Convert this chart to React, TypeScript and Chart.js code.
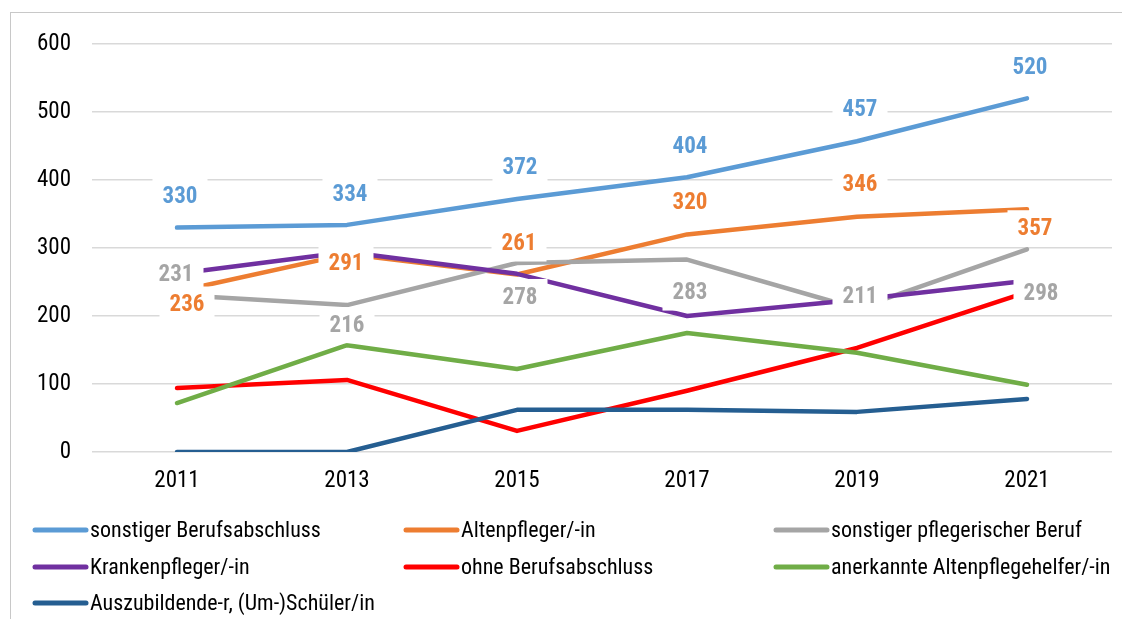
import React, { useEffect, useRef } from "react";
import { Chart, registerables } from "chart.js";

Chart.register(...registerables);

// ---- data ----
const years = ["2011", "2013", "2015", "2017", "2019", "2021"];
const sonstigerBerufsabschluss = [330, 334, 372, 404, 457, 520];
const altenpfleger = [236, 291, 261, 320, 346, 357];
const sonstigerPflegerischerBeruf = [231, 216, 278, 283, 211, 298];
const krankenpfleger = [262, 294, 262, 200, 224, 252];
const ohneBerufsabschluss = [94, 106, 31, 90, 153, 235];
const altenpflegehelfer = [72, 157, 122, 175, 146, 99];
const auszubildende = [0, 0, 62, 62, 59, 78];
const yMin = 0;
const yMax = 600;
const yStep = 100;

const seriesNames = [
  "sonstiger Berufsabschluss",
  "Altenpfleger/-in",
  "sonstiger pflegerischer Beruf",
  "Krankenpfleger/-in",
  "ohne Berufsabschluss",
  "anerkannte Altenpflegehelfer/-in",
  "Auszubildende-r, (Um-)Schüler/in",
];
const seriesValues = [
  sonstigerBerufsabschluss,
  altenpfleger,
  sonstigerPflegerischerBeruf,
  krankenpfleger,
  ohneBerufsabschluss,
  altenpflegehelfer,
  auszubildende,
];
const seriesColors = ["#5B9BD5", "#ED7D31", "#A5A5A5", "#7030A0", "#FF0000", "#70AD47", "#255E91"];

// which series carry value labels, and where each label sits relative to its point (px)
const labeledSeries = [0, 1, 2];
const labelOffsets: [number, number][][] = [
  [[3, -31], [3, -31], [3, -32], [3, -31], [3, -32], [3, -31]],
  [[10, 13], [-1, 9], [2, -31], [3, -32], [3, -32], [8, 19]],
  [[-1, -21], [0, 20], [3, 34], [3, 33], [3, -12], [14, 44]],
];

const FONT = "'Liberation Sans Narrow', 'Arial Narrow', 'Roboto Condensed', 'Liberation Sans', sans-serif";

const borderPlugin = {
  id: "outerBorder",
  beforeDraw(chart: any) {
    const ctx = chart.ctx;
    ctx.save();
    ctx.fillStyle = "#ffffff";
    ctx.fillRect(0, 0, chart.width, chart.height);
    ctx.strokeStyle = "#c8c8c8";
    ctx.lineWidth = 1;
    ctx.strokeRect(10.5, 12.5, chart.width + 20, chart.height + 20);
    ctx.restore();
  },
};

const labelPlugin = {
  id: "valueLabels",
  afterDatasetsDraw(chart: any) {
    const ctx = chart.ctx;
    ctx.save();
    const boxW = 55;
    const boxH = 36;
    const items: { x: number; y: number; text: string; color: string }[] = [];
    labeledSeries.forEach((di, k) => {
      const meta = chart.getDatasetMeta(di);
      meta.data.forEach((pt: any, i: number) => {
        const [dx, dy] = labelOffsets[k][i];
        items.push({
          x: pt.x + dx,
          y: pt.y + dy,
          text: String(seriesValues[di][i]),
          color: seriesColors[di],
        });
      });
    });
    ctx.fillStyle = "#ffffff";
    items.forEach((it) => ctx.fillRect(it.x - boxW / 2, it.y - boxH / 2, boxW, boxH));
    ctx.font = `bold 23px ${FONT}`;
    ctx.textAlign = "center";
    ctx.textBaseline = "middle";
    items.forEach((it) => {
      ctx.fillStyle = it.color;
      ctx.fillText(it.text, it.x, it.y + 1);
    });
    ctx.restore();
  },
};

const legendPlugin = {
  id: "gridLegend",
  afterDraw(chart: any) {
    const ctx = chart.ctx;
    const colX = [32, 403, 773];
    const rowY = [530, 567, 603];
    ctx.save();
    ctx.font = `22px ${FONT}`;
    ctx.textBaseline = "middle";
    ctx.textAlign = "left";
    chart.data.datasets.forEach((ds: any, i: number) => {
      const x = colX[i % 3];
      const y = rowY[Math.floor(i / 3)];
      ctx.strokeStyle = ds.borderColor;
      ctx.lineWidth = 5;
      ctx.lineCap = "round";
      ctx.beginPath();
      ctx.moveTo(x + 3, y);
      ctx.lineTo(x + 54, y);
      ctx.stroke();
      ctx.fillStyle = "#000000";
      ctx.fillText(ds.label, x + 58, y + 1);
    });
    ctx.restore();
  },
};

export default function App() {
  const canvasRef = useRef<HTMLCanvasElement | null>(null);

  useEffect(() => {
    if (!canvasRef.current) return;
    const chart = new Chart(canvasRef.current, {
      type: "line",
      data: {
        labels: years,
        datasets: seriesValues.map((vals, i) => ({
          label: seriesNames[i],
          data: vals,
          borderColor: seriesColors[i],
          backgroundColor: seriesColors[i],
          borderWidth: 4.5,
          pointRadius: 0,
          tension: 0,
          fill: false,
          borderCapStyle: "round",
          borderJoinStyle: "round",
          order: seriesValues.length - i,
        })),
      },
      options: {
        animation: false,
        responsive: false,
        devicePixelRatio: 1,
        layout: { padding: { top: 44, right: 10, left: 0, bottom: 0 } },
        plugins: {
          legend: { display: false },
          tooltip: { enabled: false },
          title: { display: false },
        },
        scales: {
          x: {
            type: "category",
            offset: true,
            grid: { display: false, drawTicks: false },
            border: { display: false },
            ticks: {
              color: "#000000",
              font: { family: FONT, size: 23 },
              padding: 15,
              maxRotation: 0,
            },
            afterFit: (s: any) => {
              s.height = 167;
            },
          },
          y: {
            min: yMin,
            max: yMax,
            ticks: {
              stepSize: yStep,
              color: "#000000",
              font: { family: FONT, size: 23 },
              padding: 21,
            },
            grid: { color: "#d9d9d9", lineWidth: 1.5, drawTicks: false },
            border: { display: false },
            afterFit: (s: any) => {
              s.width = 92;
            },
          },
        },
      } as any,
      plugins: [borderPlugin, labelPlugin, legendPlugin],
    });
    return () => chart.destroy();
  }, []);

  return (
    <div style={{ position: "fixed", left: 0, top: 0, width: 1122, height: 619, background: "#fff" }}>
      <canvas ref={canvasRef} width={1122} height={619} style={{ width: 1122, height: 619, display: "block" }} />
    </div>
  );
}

________

■ To do ■
Every line holding "React" should be copied out.

■ Completed task ■
Convert this chart to React, TypeScript and Chart.js code.
import React, { useEffect, useRef } from "react";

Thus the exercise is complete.